### TASK TO COMPLETE
Copy exactly, and only, the lines starting at the line with "Generate a web" and ending at the line with "const chart = echarts.init(document.getElementById('c'));". Leave every picture out of the copy.

### INPUT
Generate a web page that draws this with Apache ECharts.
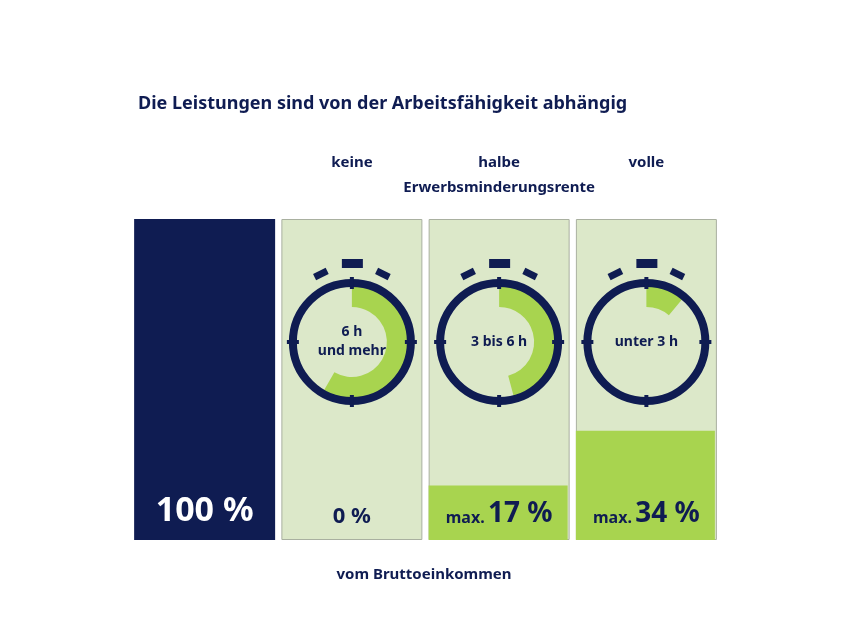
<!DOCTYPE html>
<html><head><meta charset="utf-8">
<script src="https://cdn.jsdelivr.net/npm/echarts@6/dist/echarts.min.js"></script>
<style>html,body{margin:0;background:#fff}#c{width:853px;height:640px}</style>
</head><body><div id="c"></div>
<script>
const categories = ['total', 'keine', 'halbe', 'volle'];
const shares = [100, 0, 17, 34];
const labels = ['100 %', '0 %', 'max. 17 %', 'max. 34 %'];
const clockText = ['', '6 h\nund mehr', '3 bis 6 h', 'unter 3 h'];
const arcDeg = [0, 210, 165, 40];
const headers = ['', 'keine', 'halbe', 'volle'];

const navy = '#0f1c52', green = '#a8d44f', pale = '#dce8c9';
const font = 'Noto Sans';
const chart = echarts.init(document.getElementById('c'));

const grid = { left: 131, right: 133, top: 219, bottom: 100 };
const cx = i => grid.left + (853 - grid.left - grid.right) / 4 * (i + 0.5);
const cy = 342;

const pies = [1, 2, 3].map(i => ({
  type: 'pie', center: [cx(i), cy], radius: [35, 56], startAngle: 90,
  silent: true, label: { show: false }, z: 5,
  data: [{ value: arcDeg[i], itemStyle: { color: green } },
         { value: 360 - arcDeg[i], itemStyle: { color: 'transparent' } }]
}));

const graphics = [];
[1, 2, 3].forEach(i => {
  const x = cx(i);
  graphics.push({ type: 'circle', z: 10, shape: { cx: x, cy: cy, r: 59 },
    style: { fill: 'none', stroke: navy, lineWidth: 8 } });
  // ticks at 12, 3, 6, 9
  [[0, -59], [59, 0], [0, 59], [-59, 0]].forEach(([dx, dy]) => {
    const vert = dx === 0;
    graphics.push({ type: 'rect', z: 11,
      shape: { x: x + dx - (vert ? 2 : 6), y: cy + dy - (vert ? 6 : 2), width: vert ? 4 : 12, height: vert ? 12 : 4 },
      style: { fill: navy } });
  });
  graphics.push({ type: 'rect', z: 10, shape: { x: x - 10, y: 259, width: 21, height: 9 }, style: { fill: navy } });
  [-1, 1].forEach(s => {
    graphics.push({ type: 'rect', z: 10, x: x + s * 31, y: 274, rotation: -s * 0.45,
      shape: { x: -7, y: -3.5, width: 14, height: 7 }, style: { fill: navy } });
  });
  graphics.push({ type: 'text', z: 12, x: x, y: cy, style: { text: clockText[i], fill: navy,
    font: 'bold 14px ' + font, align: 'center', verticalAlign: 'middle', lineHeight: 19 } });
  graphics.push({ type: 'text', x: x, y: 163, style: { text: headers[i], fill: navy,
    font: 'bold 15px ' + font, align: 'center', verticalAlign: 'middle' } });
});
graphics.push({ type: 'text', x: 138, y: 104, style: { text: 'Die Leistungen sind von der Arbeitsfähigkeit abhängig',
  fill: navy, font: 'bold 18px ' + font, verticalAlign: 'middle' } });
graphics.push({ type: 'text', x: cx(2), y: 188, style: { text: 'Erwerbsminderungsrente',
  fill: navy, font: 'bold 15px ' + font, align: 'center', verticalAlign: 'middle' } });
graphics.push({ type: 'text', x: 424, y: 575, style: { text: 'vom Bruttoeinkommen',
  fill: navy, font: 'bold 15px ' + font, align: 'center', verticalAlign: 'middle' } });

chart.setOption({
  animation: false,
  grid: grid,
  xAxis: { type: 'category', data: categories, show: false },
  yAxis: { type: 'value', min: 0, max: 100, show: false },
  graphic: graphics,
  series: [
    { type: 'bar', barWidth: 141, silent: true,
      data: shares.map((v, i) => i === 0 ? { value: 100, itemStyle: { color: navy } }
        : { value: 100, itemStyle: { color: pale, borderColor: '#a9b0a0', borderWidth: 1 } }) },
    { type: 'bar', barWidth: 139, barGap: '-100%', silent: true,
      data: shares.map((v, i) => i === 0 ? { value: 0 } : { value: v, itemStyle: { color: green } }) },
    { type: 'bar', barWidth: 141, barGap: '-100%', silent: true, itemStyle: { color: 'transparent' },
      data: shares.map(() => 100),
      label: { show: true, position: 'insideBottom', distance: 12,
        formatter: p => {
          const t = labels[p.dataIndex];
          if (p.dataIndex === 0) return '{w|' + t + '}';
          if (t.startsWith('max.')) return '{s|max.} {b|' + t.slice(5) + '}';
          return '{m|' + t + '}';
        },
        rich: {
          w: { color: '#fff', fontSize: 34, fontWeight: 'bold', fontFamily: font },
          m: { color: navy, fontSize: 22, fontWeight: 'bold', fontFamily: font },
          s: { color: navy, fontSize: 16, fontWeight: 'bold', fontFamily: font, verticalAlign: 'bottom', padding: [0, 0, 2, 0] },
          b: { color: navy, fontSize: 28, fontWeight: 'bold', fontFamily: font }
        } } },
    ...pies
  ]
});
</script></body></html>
---
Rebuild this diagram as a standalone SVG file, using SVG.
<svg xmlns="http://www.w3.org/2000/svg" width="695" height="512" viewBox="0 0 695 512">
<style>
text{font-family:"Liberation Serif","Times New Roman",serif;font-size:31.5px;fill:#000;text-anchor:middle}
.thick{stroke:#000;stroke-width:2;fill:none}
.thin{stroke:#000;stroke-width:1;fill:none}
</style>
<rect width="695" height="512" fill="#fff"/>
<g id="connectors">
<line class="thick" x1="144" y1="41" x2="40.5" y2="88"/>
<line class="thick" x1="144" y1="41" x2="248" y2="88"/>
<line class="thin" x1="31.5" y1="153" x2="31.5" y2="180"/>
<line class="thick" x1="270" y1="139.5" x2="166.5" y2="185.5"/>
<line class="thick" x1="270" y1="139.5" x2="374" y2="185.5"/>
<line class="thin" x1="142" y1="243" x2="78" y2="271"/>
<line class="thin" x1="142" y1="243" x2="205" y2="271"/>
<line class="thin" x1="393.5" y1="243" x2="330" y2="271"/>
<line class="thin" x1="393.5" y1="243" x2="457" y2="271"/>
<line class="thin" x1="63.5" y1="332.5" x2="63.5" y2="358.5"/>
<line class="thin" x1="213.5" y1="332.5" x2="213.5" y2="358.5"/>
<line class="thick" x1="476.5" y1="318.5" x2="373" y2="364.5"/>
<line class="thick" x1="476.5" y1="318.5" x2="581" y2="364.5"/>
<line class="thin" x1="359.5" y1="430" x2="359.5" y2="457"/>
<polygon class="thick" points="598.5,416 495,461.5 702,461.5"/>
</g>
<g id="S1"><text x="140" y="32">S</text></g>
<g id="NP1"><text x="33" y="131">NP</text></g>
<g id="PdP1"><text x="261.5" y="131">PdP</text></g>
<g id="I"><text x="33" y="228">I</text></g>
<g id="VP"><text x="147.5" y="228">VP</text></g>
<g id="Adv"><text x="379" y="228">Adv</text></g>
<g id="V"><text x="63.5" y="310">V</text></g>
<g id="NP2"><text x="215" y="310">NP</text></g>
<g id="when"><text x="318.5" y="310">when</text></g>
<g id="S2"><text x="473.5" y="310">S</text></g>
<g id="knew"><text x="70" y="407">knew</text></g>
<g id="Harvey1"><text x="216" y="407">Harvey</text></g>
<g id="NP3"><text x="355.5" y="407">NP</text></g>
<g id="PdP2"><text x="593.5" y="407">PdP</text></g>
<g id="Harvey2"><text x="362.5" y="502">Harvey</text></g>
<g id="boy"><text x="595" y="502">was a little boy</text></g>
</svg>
--
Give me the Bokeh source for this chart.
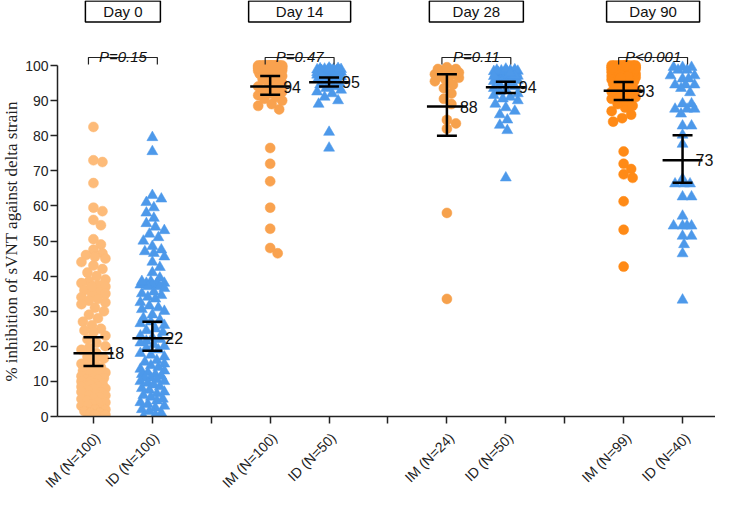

### SOLVED PROBLEM
Generate a web page that draws this with Apache ECharts.
<!DOCTYPE html>
<html><head><meta charset="utf-8">
<script src="https://cdn.jsdelivr.net/npm/echarts@6/dist/echarts.min.js"></script>
<style>html,body{margin:0;background:#fff}#c{width:853px;height:640px}</style>
</head><body><div id="c"></div>
<script>
const categories = ['total', 'keine', 'halbe', 'volle'];
const shares = [100, 0, 17, 34];
const labels = ['100 %', '0 %', 'max. 17 %', 'max. 34 %'];
const clockText = ['', '6 h\nund mehr', '3 bis 6 h', 'unter 3 h'];
const arcDeg = [0, 210, 165, 40];
const headers = ['', 'keine', 'halbe', 'volle'];

const navy = '#0f1c52', green = '#a8d44f', pale = '#dce8c9';
const font = 'Noto Sans';
const chart = echarts.init(document.getElementById('c'));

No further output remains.